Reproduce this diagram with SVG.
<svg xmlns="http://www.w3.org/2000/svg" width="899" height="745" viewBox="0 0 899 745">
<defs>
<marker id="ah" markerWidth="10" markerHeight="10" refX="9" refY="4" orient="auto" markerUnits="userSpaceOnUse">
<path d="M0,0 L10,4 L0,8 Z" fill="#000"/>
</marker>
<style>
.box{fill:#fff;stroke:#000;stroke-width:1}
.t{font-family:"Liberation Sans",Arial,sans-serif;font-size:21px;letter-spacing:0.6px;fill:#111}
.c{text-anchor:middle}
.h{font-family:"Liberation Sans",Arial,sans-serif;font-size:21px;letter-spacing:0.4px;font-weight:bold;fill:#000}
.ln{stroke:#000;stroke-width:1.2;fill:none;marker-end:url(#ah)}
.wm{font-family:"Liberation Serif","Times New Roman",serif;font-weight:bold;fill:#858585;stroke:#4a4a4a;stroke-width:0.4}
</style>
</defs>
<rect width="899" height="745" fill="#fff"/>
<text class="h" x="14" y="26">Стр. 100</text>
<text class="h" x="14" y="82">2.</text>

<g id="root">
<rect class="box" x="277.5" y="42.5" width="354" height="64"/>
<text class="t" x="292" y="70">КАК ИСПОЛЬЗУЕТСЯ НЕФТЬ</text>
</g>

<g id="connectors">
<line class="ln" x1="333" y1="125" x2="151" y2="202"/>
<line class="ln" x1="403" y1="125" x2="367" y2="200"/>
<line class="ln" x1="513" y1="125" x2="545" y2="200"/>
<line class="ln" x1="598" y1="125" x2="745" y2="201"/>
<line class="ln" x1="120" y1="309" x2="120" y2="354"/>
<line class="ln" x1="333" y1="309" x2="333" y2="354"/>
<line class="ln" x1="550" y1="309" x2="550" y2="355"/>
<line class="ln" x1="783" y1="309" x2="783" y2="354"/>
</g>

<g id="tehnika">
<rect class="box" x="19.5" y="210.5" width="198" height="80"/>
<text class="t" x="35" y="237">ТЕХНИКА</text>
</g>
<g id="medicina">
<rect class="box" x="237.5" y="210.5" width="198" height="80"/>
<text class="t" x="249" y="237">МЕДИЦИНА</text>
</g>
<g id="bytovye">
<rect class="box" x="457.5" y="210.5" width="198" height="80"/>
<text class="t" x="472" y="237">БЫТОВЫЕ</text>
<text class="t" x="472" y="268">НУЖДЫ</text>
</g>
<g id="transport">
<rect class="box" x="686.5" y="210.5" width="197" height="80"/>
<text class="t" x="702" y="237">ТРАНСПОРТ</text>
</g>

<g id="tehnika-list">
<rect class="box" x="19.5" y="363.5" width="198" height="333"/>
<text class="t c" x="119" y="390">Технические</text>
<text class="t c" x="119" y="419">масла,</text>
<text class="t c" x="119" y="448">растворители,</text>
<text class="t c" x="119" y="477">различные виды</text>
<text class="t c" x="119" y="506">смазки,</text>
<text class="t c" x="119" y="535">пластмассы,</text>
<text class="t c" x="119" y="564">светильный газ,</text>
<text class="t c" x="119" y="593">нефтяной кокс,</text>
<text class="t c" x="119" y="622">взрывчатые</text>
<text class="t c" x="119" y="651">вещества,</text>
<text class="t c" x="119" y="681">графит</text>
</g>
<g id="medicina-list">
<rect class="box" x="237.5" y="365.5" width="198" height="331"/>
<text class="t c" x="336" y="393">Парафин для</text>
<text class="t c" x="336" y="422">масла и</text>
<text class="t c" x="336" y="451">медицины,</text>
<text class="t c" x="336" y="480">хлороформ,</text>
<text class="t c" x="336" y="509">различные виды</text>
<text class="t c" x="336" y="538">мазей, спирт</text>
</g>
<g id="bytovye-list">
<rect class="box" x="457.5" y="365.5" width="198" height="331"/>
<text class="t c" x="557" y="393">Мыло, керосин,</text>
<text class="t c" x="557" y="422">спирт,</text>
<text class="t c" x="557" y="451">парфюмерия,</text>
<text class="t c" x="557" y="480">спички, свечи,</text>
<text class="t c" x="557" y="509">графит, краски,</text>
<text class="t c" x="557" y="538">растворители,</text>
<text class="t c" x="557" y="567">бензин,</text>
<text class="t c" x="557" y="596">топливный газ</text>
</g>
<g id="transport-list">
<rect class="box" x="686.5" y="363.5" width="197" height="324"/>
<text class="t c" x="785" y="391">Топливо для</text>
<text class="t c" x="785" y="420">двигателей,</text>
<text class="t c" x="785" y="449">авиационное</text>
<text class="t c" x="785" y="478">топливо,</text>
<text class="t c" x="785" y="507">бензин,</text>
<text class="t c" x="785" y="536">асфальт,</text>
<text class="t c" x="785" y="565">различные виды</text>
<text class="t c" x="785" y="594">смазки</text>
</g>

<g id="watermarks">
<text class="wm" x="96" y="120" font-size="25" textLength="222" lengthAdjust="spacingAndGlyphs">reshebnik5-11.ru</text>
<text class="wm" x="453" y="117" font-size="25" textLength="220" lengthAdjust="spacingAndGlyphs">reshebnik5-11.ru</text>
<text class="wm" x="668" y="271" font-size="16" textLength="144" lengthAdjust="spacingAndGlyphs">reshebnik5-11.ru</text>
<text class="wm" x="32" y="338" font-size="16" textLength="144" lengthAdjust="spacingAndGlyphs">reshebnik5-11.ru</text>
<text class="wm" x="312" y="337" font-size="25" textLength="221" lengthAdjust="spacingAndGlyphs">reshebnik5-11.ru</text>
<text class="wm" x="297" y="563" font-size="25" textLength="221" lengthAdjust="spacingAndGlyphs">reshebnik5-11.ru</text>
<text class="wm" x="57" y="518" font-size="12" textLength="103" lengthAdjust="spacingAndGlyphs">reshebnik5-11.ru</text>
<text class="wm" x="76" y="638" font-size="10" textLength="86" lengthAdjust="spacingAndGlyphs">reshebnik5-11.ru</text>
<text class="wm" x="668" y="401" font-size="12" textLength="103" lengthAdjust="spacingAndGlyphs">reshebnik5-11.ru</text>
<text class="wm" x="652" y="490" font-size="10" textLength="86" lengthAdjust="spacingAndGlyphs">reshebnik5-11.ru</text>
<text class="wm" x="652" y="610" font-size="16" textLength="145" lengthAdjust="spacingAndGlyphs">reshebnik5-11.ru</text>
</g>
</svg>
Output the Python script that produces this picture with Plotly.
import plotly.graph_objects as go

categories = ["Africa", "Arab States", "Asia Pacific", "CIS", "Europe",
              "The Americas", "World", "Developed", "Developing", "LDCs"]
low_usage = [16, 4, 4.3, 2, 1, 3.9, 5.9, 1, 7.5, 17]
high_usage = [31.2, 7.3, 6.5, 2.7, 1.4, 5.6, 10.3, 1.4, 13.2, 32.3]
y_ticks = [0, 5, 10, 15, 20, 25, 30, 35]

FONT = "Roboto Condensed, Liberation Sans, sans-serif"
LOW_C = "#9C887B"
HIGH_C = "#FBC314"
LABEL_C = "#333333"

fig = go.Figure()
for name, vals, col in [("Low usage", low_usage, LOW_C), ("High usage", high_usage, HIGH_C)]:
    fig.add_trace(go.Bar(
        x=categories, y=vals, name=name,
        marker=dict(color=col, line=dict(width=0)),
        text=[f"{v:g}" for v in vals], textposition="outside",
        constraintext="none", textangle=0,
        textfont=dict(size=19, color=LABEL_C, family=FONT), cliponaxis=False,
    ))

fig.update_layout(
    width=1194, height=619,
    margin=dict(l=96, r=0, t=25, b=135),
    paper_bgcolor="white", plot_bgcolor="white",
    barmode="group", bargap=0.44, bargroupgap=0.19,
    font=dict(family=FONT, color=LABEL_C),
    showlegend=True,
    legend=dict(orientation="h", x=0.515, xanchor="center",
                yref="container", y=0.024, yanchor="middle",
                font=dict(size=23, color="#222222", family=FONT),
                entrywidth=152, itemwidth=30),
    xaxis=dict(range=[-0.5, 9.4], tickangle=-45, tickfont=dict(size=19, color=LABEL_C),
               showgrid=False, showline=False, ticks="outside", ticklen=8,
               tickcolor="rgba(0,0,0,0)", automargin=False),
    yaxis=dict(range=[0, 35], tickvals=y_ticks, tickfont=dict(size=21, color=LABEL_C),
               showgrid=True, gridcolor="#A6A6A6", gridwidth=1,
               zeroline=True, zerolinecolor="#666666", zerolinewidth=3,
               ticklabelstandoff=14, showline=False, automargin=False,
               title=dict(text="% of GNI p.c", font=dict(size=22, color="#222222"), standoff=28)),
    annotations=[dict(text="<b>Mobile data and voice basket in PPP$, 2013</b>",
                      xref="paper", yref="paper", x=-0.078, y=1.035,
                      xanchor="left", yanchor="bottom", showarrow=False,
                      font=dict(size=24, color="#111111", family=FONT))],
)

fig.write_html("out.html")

········

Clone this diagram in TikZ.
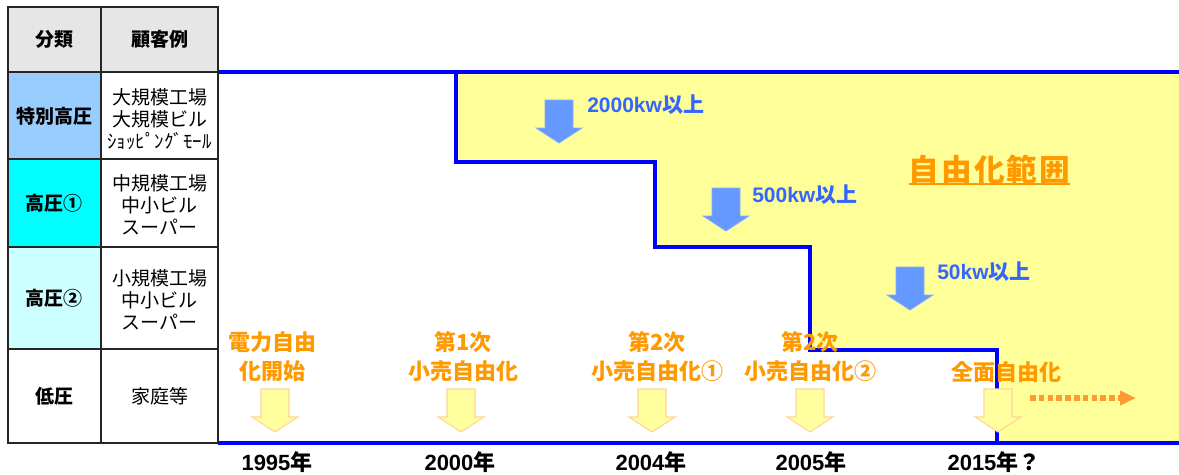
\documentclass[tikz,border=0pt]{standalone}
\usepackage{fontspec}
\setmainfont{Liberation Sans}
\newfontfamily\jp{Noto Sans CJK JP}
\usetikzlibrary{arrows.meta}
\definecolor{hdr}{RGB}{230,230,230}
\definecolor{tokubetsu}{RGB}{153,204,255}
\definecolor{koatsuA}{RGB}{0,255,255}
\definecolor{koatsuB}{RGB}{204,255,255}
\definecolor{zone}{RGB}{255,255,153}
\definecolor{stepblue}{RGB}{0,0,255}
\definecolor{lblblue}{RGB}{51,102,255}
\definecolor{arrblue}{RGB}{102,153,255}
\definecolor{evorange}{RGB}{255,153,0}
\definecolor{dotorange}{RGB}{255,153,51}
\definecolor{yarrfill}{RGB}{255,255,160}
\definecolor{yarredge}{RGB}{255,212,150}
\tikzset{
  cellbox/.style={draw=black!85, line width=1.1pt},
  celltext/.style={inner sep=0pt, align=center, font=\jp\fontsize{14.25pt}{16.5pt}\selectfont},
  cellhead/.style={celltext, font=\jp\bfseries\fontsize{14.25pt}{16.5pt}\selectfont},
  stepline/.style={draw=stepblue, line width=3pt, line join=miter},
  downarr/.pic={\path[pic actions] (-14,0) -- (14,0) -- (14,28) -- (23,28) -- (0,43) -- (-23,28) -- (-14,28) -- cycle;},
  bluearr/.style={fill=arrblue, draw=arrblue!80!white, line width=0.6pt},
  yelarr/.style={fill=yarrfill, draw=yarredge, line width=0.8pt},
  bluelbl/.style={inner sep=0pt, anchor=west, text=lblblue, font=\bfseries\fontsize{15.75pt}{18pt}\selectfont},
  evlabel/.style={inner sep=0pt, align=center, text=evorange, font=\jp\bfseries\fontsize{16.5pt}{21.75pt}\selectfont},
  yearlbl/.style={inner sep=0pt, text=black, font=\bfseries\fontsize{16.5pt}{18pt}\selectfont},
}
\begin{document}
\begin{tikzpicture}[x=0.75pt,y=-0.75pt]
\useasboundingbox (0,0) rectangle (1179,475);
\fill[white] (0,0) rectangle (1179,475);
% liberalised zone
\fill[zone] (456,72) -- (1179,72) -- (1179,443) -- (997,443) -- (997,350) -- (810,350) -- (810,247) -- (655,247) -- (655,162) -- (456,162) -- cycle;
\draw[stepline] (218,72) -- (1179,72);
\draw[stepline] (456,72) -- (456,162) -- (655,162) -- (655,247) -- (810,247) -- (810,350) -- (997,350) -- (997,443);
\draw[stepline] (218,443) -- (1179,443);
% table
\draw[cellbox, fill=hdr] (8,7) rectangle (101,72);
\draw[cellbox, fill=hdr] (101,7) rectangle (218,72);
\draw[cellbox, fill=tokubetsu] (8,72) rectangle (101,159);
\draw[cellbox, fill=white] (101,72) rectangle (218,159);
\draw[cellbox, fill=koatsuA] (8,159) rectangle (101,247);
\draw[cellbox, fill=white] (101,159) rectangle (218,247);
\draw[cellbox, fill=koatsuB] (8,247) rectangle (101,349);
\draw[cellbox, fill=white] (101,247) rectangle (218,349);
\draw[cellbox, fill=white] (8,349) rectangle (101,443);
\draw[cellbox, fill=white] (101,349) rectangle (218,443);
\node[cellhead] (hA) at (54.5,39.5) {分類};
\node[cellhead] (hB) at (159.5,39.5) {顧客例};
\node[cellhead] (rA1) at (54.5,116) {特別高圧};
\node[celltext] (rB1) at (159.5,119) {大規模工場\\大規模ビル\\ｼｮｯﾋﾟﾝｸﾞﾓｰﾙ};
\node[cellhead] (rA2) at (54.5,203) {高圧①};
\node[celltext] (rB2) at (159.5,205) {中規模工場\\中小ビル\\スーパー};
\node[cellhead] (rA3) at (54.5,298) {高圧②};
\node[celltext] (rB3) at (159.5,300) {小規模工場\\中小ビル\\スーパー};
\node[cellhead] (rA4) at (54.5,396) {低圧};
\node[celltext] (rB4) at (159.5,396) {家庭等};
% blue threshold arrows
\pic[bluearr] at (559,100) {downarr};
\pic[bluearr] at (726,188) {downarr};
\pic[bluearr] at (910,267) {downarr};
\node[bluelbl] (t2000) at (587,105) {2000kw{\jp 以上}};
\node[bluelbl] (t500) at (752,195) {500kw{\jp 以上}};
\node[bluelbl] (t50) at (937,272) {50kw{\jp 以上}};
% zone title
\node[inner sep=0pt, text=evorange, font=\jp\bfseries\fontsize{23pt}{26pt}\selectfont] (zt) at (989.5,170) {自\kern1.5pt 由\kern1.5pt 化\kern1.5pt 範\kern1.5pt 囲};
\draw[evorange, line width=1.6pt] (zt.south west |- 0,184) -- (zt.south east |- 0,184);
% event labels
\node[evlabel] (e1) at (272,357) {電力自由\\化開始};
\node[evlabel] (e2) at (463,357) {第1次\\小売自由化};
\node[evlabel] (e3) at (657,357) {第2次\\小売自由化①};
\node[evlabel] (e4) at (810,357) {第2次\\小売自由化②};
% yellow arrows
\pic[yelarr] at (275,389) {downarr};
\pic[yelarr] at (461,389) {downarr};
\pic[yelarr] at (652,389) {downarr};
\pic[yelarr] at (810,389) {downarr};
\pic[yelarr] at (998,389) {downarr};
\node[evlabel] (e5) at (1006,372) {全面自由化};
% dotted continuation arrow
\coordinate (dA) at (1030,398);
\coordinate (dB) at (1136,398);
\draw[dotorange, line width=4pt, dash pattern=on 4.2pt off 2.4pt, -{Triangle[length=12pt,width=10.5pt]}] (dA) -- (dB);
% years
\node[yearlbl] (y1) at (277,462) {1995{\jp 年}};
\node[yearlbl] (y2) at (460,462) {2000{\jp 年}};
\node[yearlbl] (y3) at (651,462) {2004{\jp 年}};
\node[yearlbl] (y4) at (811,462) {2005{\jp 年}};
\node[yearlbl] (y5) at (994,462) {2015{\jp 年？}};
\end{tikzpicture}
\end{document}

········

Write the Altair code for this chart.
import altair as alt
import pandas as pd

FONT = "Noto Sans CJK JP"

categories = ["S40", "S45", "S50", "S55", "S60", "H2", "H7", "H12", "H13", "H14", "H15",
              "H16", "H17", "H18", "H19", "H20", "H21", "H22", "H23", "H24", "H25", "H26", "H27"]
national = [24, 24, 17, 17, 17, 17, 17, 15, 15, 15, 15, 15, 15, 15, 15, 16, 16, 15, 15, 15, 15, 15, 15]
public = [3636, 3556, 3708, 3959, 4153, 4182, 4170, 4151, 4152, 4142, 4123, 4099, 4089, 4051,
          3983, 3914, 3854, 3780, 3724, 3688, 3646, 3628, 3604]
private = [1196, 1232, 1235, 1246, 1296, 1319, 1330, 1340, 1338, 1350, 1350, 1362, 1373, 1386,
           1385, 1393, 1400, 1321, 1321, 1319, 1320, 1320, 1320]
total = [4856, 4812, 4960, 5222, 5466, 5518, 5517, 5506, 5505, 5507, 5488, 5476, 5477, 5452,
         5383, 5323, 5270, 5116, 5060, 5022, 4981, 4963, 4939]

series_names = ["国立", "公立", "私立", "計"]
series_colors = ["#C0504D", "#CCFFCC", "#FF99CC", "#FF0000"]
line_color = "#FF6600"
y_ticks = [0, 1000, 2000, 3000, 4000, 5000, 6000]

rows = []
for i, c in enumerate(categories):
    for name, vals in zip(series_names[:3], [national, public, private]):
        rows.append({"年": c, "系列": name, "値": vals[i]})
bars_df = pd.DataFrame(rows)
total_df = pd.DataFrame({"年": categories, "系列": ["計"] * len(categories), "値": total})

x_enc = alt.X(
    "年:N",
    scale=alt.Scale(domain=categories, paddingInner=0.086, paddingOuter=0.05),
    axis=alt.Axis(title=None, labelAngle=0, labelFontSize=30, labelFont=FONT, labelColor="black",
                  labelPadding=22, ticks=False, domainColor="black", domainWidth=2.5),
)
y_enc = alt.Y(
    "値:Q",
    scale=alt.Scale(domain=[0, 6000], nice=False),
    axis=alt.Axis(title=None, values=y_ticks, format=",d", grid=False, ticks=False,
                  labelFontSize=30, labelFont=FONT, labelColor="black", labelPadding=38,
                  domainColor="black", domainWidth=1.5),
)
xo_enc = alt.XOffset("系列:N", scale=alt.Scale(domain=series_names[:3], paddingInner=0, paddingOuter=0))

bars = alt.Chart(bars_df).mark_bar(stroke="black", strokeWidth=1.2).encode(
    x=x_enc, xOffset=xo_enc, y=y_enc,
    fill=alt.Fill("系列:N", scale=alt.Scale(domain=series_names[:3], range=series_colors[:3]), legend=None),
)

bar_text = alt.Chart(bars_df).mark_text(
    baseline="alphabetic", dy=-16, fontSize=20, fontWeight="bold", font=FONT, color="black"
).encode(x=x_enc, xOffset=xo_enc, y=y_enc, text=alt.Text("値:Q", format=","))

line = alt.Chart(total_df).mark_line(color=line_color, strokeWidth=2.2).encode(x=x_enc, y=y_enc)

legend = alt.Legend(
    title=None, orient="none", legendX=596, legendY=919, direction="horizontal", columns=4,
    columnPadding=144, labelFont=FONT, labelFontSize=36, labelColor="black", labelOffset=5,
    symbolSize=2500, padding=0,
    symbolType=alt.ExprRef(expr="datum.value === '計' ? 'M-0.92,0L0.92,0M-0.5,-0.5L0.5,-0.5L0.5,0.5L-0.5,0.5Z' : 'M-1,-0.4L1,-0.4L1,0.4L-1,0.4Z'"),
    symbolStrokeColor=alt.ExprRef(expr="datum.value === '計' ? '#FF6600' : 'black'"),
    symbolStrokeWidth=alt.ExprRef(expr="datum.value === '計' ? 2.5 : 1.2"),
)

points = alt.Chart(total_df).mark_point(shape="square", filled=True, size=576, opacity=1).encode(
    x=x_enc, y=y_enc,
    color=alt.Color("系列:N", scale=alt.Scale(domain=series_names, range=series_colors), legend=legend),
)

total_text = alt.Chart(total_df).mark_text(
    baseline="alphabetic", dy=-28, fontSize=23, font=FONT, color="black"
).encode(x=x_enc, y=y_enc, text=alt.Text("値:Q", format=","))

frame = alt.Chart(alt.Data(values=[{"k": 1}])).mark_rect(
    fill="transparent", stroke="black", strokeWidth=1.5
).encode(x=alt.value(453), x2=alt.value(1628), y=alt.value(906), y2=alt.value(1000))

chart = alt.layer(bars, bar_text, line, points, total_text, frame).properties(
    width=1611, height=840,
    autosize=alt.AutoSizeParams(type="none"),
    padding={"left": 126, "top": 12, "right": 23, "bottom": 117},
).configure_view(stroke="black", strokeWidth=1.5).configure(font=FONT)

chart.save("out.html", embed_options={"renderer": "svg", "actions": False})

········

Task directions
Among the lines above, count those containing the word "with" and give nothing but the result.

Task result
2